======== DATA ROWS ========

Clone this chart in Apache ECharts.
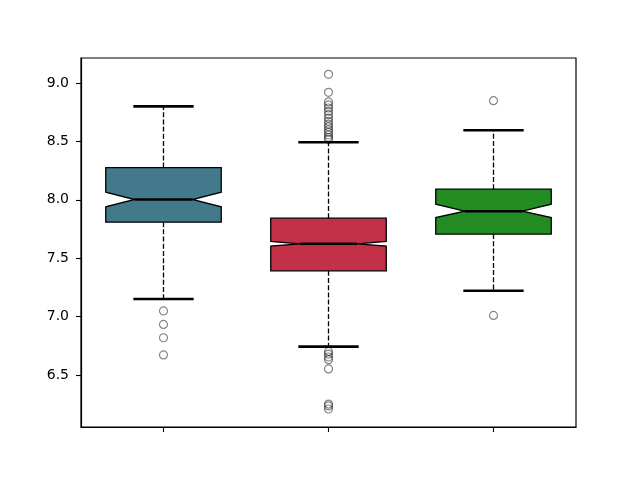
<!DOCTYPE html>
<html>
<head>
<meta charset="utf-8">
<script src="https://cdn.jsdelivr.net/npm/echarts@6/dist/echarts.min.js"></script>
<style>html,body{margin:0;padding:0;background:#fff}#c{width:640px;height:480px}</style>
</head>
<body>
<div id="c"></div>
<script>
// ---- data ----
const categories = ['1', '2', '3'];
const whiskerLow  = [7.151, 6.744, 7.222];
const q1          = [7.809, 7.393, 7.707];
const notchLow    = [7.940, 7.604, 7.849];
const median      = [8.003, 7.624, 7.903];
const notchHigh   = [8.066, 7.644, 7.963];
const q3          = [8.276, 7.843, 8.091];
const whiskerHigh = [8.800, 8.493, 8.596];
const outliers1 = [7.049, 6.934, 6.820, 6.673];
const outliers2 = [9.074, 8.920, 8.838, 8.812, 8.786, 8.758, 8.730, 8.700, 8.672, 8.648, 8.625, 8.600, 8.578, 8.555, 8.535, 8.518,
                   6.703, 6.680, 6.655, 6.632, 6.553, 6.252, 6.236, 6.210];
const outliers3 = [8.849, 7.011];
const boxColors = ['#427a8b', '#c33149', '#228b22'];
const yTicks = [6.5, 7.0, 7.5, 8.0, 8.5, 9.0];

const boxData = categories.map((c, i) => [i, whiskerLow[i], q1[i], notchLow[i], median[i], notchHigh[i], q3[i], whiskerHigh[i]]);
const outlierData = [];
[outliers1, outliers2, outliers3].forEach((arr, i) => arr.forEach(v => outlierData.push([i, v])));

const chart = echarts.init(document.getElementById('c'), null, {renderer: 'canvas'});

function renderBox(params, api) {
  const idx = api.value(0);
  const band = api.size([1, 0])[0];
  const hw = band * 0.35;   // half box width (width 0.7)
  const cw = hw * 0.5;      // half cap width
  const P = k => api.coord([idx, api.value(k)]);
  const pWl = P(1), pQ1 = P(2), pNl = P(3), pMed = P(4), pNh = P(5), pQ3 = P(6), pWh = P(7);
  const x = pMed[0];
  const fill = boxColors[idx];
  const dash = {stroke: '#000', lineWidth: 1.3, lineDash: [5, 2.2]};
  const cap = {stroke: '#000', lineWidth: 2.6, lineCap: 'butt'};
  return {
    type: 'group',
    children: [
      {type: 'line', shape: {x1: x, y1: pQ1[1], x2: x, y2: pWl[1]}, style: dash},
      {type: 'line', shape: {x1: x, y1: pQ3[1], x2: x, y2: pWh[1]}, style: dash},
      {type: 'line', shape: {x1: x - cw - 1.3, y1: pWl[1], x2: x + cw + 1.3, y2: pWl[1]}, style: cap},
      {type: 'line', shape: {x1: x - cw - 1.3, y1: pWh[1], x2: x + cw + 1.3, y2: pWh[1]}, style: cap},
      {type: 'polygon', shape: {points: [
        [x - hw, pQ1[1]], [x - hw, pNl[1]], [x - hw / 2, pMed[1]], [x - hw, pNh[1]], [x - hw, pQ3[1]],
        [x + hw, pQ3[1]], [x + hw, pNh[1]], [x + hw / 2, pMed[1]], [x + hw, pNl[1]], [x + hw, pQ1[1]]
      ]}, style: {fill: fill, stroke: '#000', lineWidth: 1.3, lineJoin: 'miter'}},
      {type: 'line', shape: {x1: x - hw / 2, y1: pMed[1], x2: x + hw / 2, y2: pMed[1]}, style: {stroke: '#000', lineWidth: 2.6}}
    ]
  };
}

chart.setOption({
  animation: false,
  backgroundColor: '#fff',
  grid: {left: 81, right: 64, top: 58, bottom: 53, show: true, borderColor: '#000', borderWidth: 1.2, backgroundColor: 'transparent'},
  xAxis: {
    type: 'category', data: categories, boundaryGap: true,
    axisLine: {show: true, lineStyle: {color: '#000', width: 1.2}},
    axisTick: {show: true, alignWithLabel: true, length: 5, lineStyle: {color: '#000', width: 1.1}},
    axisLabel: {show: false},
    splitLine: {show: false}
  },
  yAxis: {
    type: 'value', min: 6.056, max: 9.214,
    axisLine: {show: true, lineStyle: {color: '#000', width: 1.2}},
    axisTick: {show: true, length: 5, customValues: yTicks, lineStyle: {color: '#000', width: 1.1}},
    axisLabel: {show: true, customValues: yTicks, margin: 12, color: '#000', fontSize: 14,
      fontFamily: 'DejaVu Sans', formatter: v => v.toFixed(1)},
    splitLine: {show: false}
  },
  series: [
    {type: 'custom', renderItem: renderBox, data: boxData, encode: {x: 0, y: [1, 7]}, silent: true, z: 2},
    {type: 'scatter', data: outlierData, symbol: 'circle', symbolSize: 8, silent: true, z: 3,
      itemStyle: {color: 'rgba(0,0,0,0)', borderColor: 'rgba(0,0,0,0.6)', borderWidth: 1.2}}
  ]
});
</script>
</body>
</html>
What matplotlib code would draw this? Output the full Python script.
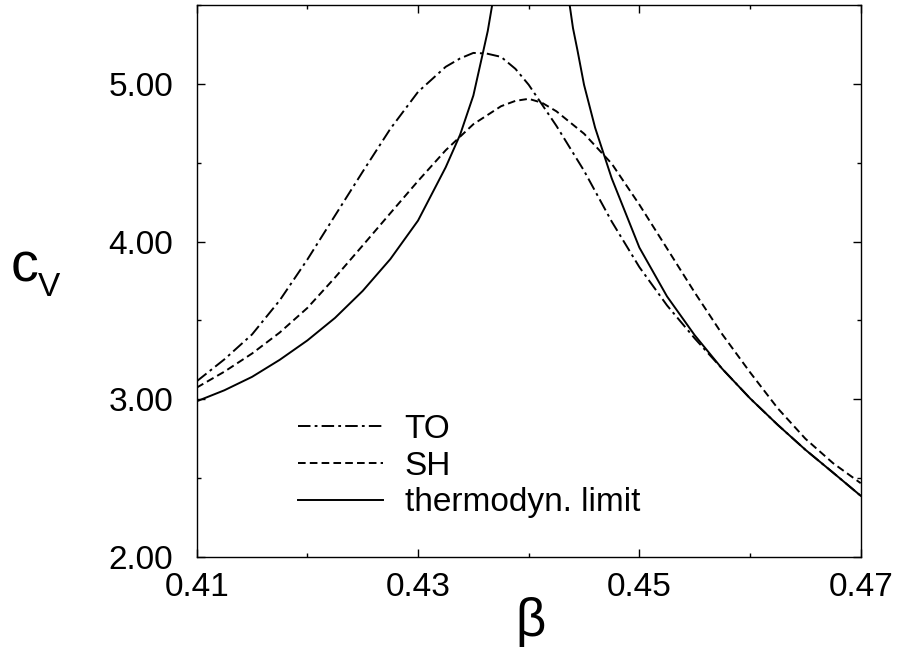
import numpy as np
import matplotlib
matplotlib.use("Agg")
import matplotlib.pyplot as plt
from matplotlib.ticker import FixedLocator, MultipleLocator, FormatStrFormatter

# --- values ---
beta_to = [0.4100, 0.4125, 0.4150, 0.4175, 0.4200, 0.4225, 0.4250, 0.4275,
           0.4300, 0.4325, 0.4338, 0.4350, 0.4362, 0.4375, 0.4388, 0.4400,
           0.4425, 0.4450, 0.4475, 0.4500, 0.4525, 0.4550, 0.4575, 0.4600,
           0.4625, 0.4650, 0.4675, 0.4700]
cv_to = [3.114, 3.253, 3.411, 3.627, 3.886, 4.165, 4.443, 4.715,
         4.949, 5.108, 5.161, 5.196, 5.192, 5.171, 5.095, 4.994,
         4.734, 4.449, 4.127, 3.838, 3.595, 3.386, 3.192, 3.006,
         2.838, 2.680, 2.535, 2.388]

beta_sh = [0.4100, 0.4125, 0.4150, 0.4175, 0.4200, 0.4225, 0.4250, 0.4275,
           0.4300, 0.4325, 0.4350, 0.4375, 0.4388, 0.4400, 0.4412, 0.4425,
           0.4450, 0.4475, 0.4500, 0.4525, 0.4550, 0.4575, 0.4600, 0.4625,
           0.4650, 0.4675, 0.4700]
cv_sh = [3.074, 3.175, 3.290, 3.423, 3.579, 3.772, 3.975, 4.180,
         4.384, 4.579, 4.744, 4.858, 4.892, 4.905, 4.880, 4.826,
         4.684, 4.494, 4.234, 3.956, 3.677, 3.411, 3.171, 2.943,
         2.750, 2.595, 2.468]

# thermodynamic limit: two branches, gap where it runs off the top
beta_tl = [0.4100, 0.4125, 0.4150, 0.4175, 0.4200, 0.4225, 0.4250, 0.4275,
           0.4300, 0.4325, 0.4338, 0.4350, 0.4358, 0.4363, 0.4367, np.nan,
           0.4437, 0.4440, 0.4444, 0.4450, 0.4460, 0.4475, 0.4500, 0.4525,
           0.4550, 0.4575, 0.4600, 0.4625, 0.4650, 0.4675, 0.4700]
cv_tl = [2.987, 3.057, 3.142, 3.250, 3.373, 3.516, 3.687, 3.889,
         4.133, 4.471, 4.677, 4.926, 5.177, 5.335, 5.500, np.nan,
         5.500, 5.354, 5.215, 4.994, 4.722, 4.401, 3.962, 3.652,
         3.406, 3.192, 3.006, 2.838, 2.680, 2.535, 2.388]

series_labels = ["TO", "SH", "thermodyn. limit"]
x_major = [0.41, 0.43, 0.45, 0.47]
x_minor = [0.42, 0.44, 0.46]
y_major = [2.0, 3.0, 4.0, 5.0]

plt.rcParams['font.family'] = ['Liberation Sans', 'DejaVu Sans']
plt.rcParams['lines.scale_dashes'] = False

fig = plt.figure(figsize=(8.99, 6.63), dpi=100)
ax = fig.add_axes([0.2188, 0.1599, 0.7386, 0.8326])

ax.plot(beta_to, cv_to, color='black', lw=1.4, dashes=(9, 3, 2, 3), label=series_labels[0])
ax.plot(beta_sh, cv_sh, color='black', lw=1.4, dashes=(5.5, 3), label=series_labels[1])
ax.plot(beta_tl, cv_tl, color='black', lw=1.4, label=series_labels[2])

ax.set_xlim(0.41, 0.47)
ax.set_ylim(2.0, 5.5)
ax.xaxis.set_major_locator(FixedLocator(x_major))
ax.xaxis.set_minor_locator(FixedLocator(x_minor))
ax.yaxis.set_major_locator(FixedLocator(y_major))
ax.yaxis.set_minor_locator(MultipleLocator(0.5))
ax.xaxis.set_major_formatter(FormatStrFormatter('%.2f'))
ax.yaxis.set_major_formatter(FormatStrFormatter('%.2f'))

ax.tick_params(which='both', direction='in', top=True, right=True, width=1.0)
ax.tick_params(which='major', length=6, labelsize=24)
ax.tick_params(which='minor', length=3)
ax.tick_params(axis='x', which='major', pad=11)
ax.tick_params(axis='y', which='major', pad=17)
for s in ax.spines.values():
    s.set_linewidth(1.0)

# axis labels
fig.text(0.012, 0.575, 'c', fontsize=40, ha='left', va='baseline')
fig.text(0.042, 0.553, 'V', fontsize=24, ha='left', va='baseline')
fig.text(0.590, 0.040, 'β', fontsize=38, ha='center', va='baseline')

ax.legend(loc='lower left', bbox_to_anchor=(0.152, 0.070), frameon=False,
          fontsize=24, handlelength=2.55, handletextpad=0.66,
          labelspacing=0.175, borderpad=0, borderaxespad=0)

fig.savefig('out.png', dpi=100)
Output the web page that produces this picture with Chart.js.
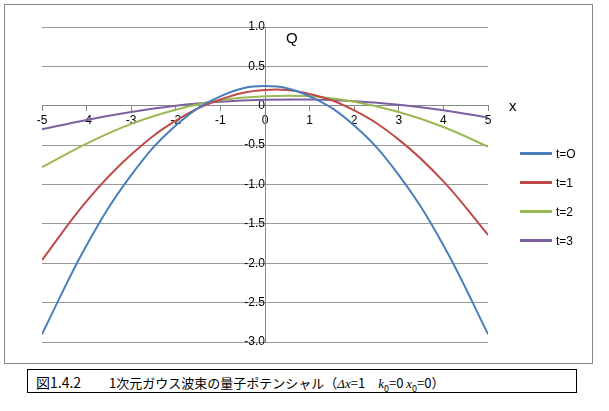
<!DOCTYPE html>
<html><head><meta charset="utf-8">
<script src="https://cdn.jsdelivr.net/npm/chart.js@4"></script>
<style>
body{margin:0;background:#fff;font-family:"Liberation Sans",sans-serif}
#box{position:absolute;left:4px;top:4px;width:587px;height:358px;border:1px solid #888}
#c{position:absolute;left:0;top:0}
#legend{position:absolute;left:515px;top:134px;font-size:12px}
#legend div{height:29px;display:flex;align-items:center}
#legend span{display:inline-block;width:32px;height:3px;margin-right:4px}
#cap{position:absolute;left:27px;top:369px;width:550px;height:24px;border:1px solid #000;font-family:"Noto Sans CJK JP";font-size:14px;line-height:24px;padding-left:8px;box-sizing:border-box}
</style></head><body>
<div id="box"><canvas id="c" width="587" height="358"></canvas><div id="legend"></div></div>
<div id="cap">図1.4.2　　<span style="font-size:13px">1次元ガウス波束の量子ポテンシャル（<i style="font-family:'Liberation Serif'">Δx</i>=1　<i style="font-family:'Liberation Serif'">k</i><sub style="font-size:9px">0</sub>=0 <i style="font-family:'Liberation Serif'">x</i><sub style="font-size:9px">0</sub>=0）</span></div>
<script>
const xs = [-5,-4,-3,-2,-1,0,1,2,3,4,5];
const seriesNames = ['t=O','t=1','t=2','t=3'];
const colors = ['#4a7ebb','#be4b48','#98b954','#7d60a0'];
const t0 = [-2.9,-1.77,-0.88,-0.25,0.12,0.25,0.12,-0.25,-0.88,-1.77,-2.9];
const t1 = [-1.96,-1.21,-0.62,-0.19,0.08,0.20,0.15,-0.06,-0.43,-0.96,-1.64];
const t2 = [-0.78,-0.48,-0.23,-0.05,0.07,0.12,0.12,0.05,-0.08,-0.27,-0.52];
const t3 = [-0.30,-0.18,-0.08,0.0,0.05,0.075,0.078,0.057,0.013,-0.056,-0.15];
const yTicks = [-3,-2.5,-2,-1.5,-1,-0.5,0,0.5,1];
const allY = [t0,t1,t2,t3];

const titles = {id:'titles',afterDraw(ch){
  const c=ch.ctx;c.save();c.fillStyle='#000';c.font='15px "Liberation Sans"';
  c.fillText('Q',281,38);c.fillText('x',504,106);c.restore();}};

new Chart(document.getElementById('c'),{
  type:'line',
  data:{datasets:allY.map((ys,i)=>({label:seriesNames[i],data:xs.map((x,j)=>({x,y:ys[j]})),
    borderColor:colors[i],borderWidth:2,pointRadius:0,tension:0.4,fill:false}))},
  options:{responsive:false,animation:false,
    layout:{padding:{left:37,right:104,top:22,bottom:21}},
    plugins:{legend:{display:false},tooltip:{enabled:false}},
    scales:{
      x:{type:'linear',min:-5,max:5,position:{y:0},
        ticks:{stepSize:1,color:'#000',font:{size:12,family:'Liberation Sans'},maxRotation:0},
        grid:{drawOnChartArea:false,color:'#888',tickLength:5},border:{color:'#888'}},
      y:{type:'linear',min:-3,max:1,position:{x:0},afterBuildTicks:s=>{s.ticks=yTicks.map(v=>({value:v}));},
        ticks:{color:'#000',font:{size:12,family:'Liberation Sans'}},
        grid:{color:'#999',tickLength:5},border:{color:'#888'}}
    }},
  plugins:[titles]
});
document.getElementById('legend').innerHTML=seriesNames.map((n,i)=>`<div><span style="background:${colors[i]}"></span>${n}</div>`).join('');
</script></body></html>
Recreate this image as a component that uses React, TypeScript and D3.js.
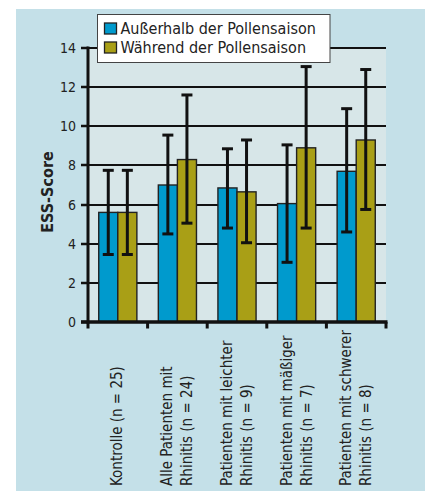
import React from "react";
import * as d3 from "d3";

const categories: string[][] = [
  ["Kontrolle (n = 25)"],
  ["Alle Patienten mit", "Rhinitis (n = 24)"],
  ["Patienten mit leichter", "Rhinitis (n = 9)"],
  ["Patienten mit mäßiger", "Rhinitis (n = 7)"],
  ["Patienten mit schwerer", "Rhinitis (n = 8)"],
];
const seriesNames = ["Außerhalb der Pollensaison", "Während der Pollensaison"];
const seriesColors = ["#009acd", "#a99f16"];
const outsideMean = [5.6, 7.0, 6.85, 6.05, 7.7];
const outsideLow = [3.45, 4.5, 4.8, 3.05, 4.6];
const outsideHigh = [7.75, 9.55, 8.85, 9.05, 10.9];
const duringMean = [5.6, 8.3, 6.65, 8.9, 9.3];
const duringLow = [3.45, 5.05, 4.05, 4.8, 5.75];
const duringHigh = [7.75, 11.6, 9.3, 13.05, 12.9];
const yTicks = [0, 2, 4, 6, 8, 10, 12, 14];

const FONT = "'DejaVu Sans Condensed', 'DejaVu Sans', sans-serif";

export default function App() {
  const W = 425, H = 491;
  const left = 88, right = 386, top = 48, bottom = 322;
  const idx = categories.map((_, i) => String(i));
  const x = d3.scaleBand<string>().domain(idx).range([left, right]).padding(0);
  const bw = x.bandwidth();
  const xi = d3.scaleBand<string>().domain(["0", "1"]).range([bw * 0.18, bw * 0.82]).padding(0);
  const y = d3.scaleLinear().domain([0, 14]).range([bottom, top]);
  const series = [
    { mean: outsideMean, low: outsideLow, high: outsideHigh },
    { mean: duringMean, low: duringLow, high: duringHigh },
  ];
  const cap = 5.5;

  return (
    <svg width={W} height={H} style={{ position: "absolute", left: 0, top: 0 }} fontFamily={FONT}>
      <rect x={16} y={9} width={W - 16} height={H - 9} fill="#c4e0e8" />
      <rect x={left} y={y(14)} width={right - left} height={bottom - y(14)} fill="#d7e6e8" />
      {yTicks.filter((t) => t > 0).map((t) => (
        <line key={"g" + t} x1={left} x2={right} y1={Math.round(y(t))} y2={Math.round(y(t))} stroke="#111" strokeWidth={2} />
      ))}
      {idx.map((c, i) =>
        series.map((s, k) => {
          const bx = (x(c) as number) + (xi(String(k)) as number);
          return (
            <rect key={"b" + i + k} x={bx} y={y(s.mean[i])} width={xi.bandwidth()}
              height={y(0) - y(s.mean[i])} fill={seriesColors[k]} stroke="#222" strokeWidth={1.4} />
          );
        })
      )}
      {idx.map((c, i) =>
        series.map((s, k) => {
          const cx = (x(c) as number) + (xi(String(k)) as number) + xi.bandwidth() / 2;
          return (
            <g key={"e" + i + k} stroke="#111" strokeWidth={3}>
              <line x1={cx} x2={cx} y1={y(s.low[i])} y2={y(s.high[i])} />
              <line x1={cx - cap} x2={cx + cap} y1={y(s.high[i])} y2={y(s.high[i])} />
              <line x1={cx - cap} x2={cx + cap} y1={y(s.low[i])} y2={y(s.low[i])} />
            </g>
          );
        })
      )}
      {/* axes */}
      <line x1={left} x2={left} y1={y(14) - 1.5} y2={bottom + 1.5} stroke="#111" strokeWidth={3} />
      <line x1={81} x2={right + 1.5} y1={bottom} y2={bottom} stroke="#111" strokeWidth={3.3} />
      {yTicks.map((t) => (
        <g key={"t" + t}>
          <line x1={81} x2={left} y1={Math.round(y(t))} y2={Math.round(y(t))} stroke="#111" strokeWidth={2.5} />
          <text x={76} y={y(t)} dy="0.36em" textAnchor="end" fontSize={14} fill="#222">{t}</text>
        </g>
      ))}
      {idx.concat([String(categories.length)]).map((c, i) => {
        const xx = i < categories.length ? (x(c) as number) : right;
        return <line key={"xt" + i} x1={xx} x2={xx} y1={bottom} y2={bottom + 6.5} stroke="#111" strokeWidth={3} />;
      })}
      <text transform={`translate(53,192) rotate(-90)`} textAnchor="middle" fontSize={16} fontWeight="bold" fill="#222">ESS-Score</text>
      {categories.map((lines, i) => {
        const cx = (x(String(i)) as number) + bw / 2;
        return lines.map((ln, j) => {
          const bx = lines.length === 1 ? cx + 4 : cx - 5 + j * 20;
          return (
            <text key={"xl" + i + j} transform={`translate(${bx},486) rotate(-90)`} textAnchor="start" fontSize={15} fill="#222">{ln}</text>
          );
        });
      })}
      {/* legend */}
      <rect x={97.5} y={14.5} width={232.5} height={48} fill="#ffffff" stroke="#444" strokeWidth={1} />
      {seriesNames.map((n, k) => (
        <g key={"l" + k}>
          <rect x={104.5} y={23 + k * 19} width={12} height={11} fill={seriesColors[k]} stroke="#222" strokeWidth={1.3} />
          <text x={120.5} y={34 + k * 19} fontSize={16} fill="#222">{n}</text>
        </g>
      ))}
    </svg>
  );
}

========

AIM OF THE EXERCISE — Beginning at the line above that contains "What matplotlib code", repeat each line exactly through the one that contains "from matplotlib.ticker import", and leave out the pictures.

EXERCISE SOLUTION —
What matplotlib code would draw this? Output the full Python script.
import numpy as np
import matplotlib
matplotlib.use("Agg")
import matplotlib.pyplot as plt
from matplotlib.ticker import FixedLocator, MultipleLocator, FormatStrFormatter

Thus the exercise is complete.